Abstract

Too many general accounts of the First World War treat the Battle of Jutland (31 May–1 June 1916) as if it were the only significant naval action of the conflict, or certainly the last, after which the focal point of the war at sea shifted to unrestricted submarine warfare. While no other sea battle approached the scale or scope of Jutland, the war featured a number of consequential actions involving surface units, many of which occurred after 1 June 1916. Goldrick’s welcome addition to the literature sheds light on these operations, providing a detailed account of the last two and a half years of the Anglo-German conflict in the North Sea as well as the Russo-German conflict in the waters off the Baltic states.
Goldrick provides a comprehensive account of North Sea and Baltic operations, from Admiral Reinhard Scheer’s August 1916 sortie with the High Sea Fleet, through the German operation in the Gulf of Riga in October 1917, to the final actions prior to the Armistice in November 1918. He structures his study around a sweeping analysis of the British, German and Russian navies in the last two years of the war, measuring their accomplishments against their relative capabilities, with the goal of explaining instances in which each failed to succeed where it might have. Goldrick criticizes Germany for a general failure to employ its navy effectively, especially in 1914–15, before the combination of new British construction, the commissioning of dreadnoughts under construction in Britain for the Ottoman Empire and Chile, and the redeployment of battlecruisers home from the Mediterranean gave the Grand Fleet an even more overwhelming advantage in capital ships over the High Sea Fleet. The Germans then committed the ‘fundamental error’ of the unrestricted submarine warfare campaigns of 1915 and 1917–18, even though the campaign of restricted or ‘prize warfare’ succeeded during 1916 in ‘put[ing] a great deal of pressure on the Allies’ (277).

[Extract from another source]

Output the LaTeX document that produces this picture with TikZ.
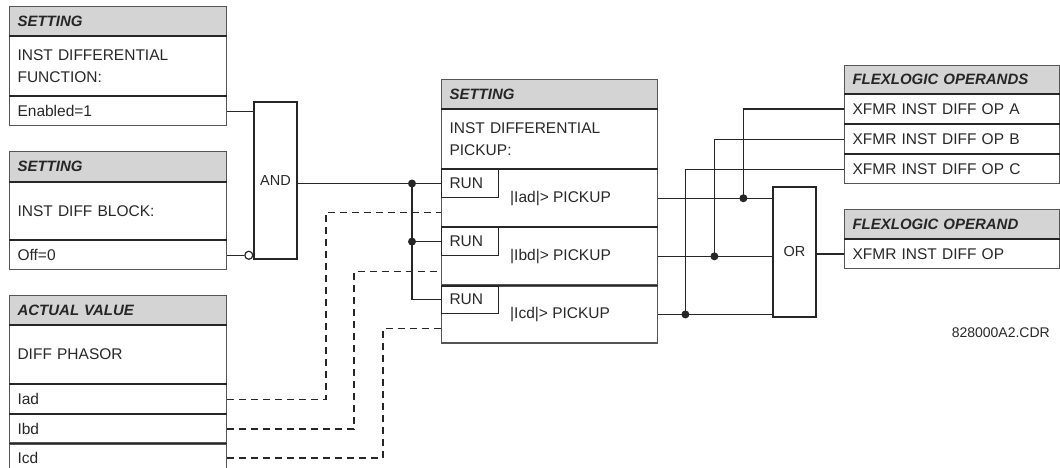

In his assessment of the British navy after Jutland, Goldrick is reasonably charitable toward both Sir John Jellicoe and Sir David Beatty. In addressing the standard question of why the Admiralty took so long to adopt convoys in response to the U-boat campaign, he is less critical than other scholars of the role of Jellicoe (First Sea Lord, from November 1916 to December 1917) and instead emphasizes the complexity of a question that is too often oversimplified. He points to the weaknesses of antisubmarine warfare at that time, speculating that the Allies would have been hard pressed to defend their transatlantic convoys had the Germans responded with mass attacks by packs of U-boats, as they would in the Second World War. He takes the standard British view that the arrival in London in April 1917 of the United States Navy’s liaison (and future American commander in European waters), Rear Admiral William S. Sims, was purely coincidental to the ultimate British decision to adopt convoys. Nevertheless, he gives Sims high marks for facilitating the Anglo-American cooperation that followed.
Goldrick questions whether mine warfare – an area in which the German and Russian navies were clearly superior to the British as of 1914 – might have been ‘the key missed opportunity’ for the British navy (278). Having adopted the strategy of distant blockade and attrition warfare at the start of the conflict, Britain failed to fully embrace mining and did not mass-produce a reliable mine, the H2, until 1917. He also takes the British to task for failing to do more in the area of naval aviation, but here he is too harsh, as they were responsible for virtually all breakthroughs in the use of air power at sea during the First World War; indeed, no other navy was even close. Regarding Allied operations in the Baltic, Goldrick feels there could have been a greater degree of cooperation between the British and the Russians (beyond the deployment of British submarines to Russian Baltic bases). As for the Russians themselves, he concedes that their focus on defending the Gulf of Finland was legitimate but concludes that their Baltic Fleet underperformed relative to its resources. A more active Russian campaign in the Baltic certainly would have strained German naval resources, and Goldrick speculates that their base in Flanders – a great asset in the U-boat campaign – would not have even existed had the Germans been compelled to allocate more resources to the defense of their extensive Baltic coastline and convoys of Swedish iron ore.
In his conclusion, Goldrick takes all three navies to task for failing to properly analyse and learn lessons from their own wartime experiences. While he does not characterise it as such, he strikes at the heart of the tragedy of the First World War, true for operations at sea no less than on land: that doctrine and tactics lagged behind the rapidly changing environment of combat. Too many insufficiently trained officers and ratings went to sea in too many insufficiently tested warships of all types. His best and most detailed examples of these failings are all on the British side, reflecting an Anglo centric perspective grounded in his research. While Goldrick’s work is based on an impressive array of archival sources, virtually all are British, some American, none German or Russian. The German navy too often appears as the mysterious ‘other’; the opponent whose means and motives cannot be known as well as our own. For the Germans (as well as the Russians), much of his speculation about what they could or should have done reflects a less nuanced understanding of the institutional and domestic political challenges they faced. Nevertheless, Goldrick’s overall conclusions are quite sound, and the finished product has considerable value. The maps and illustrations are a great asset. This book should appeal to a broad audience, while also being welcomed in scholarly circles for filling a significant gap in the literature.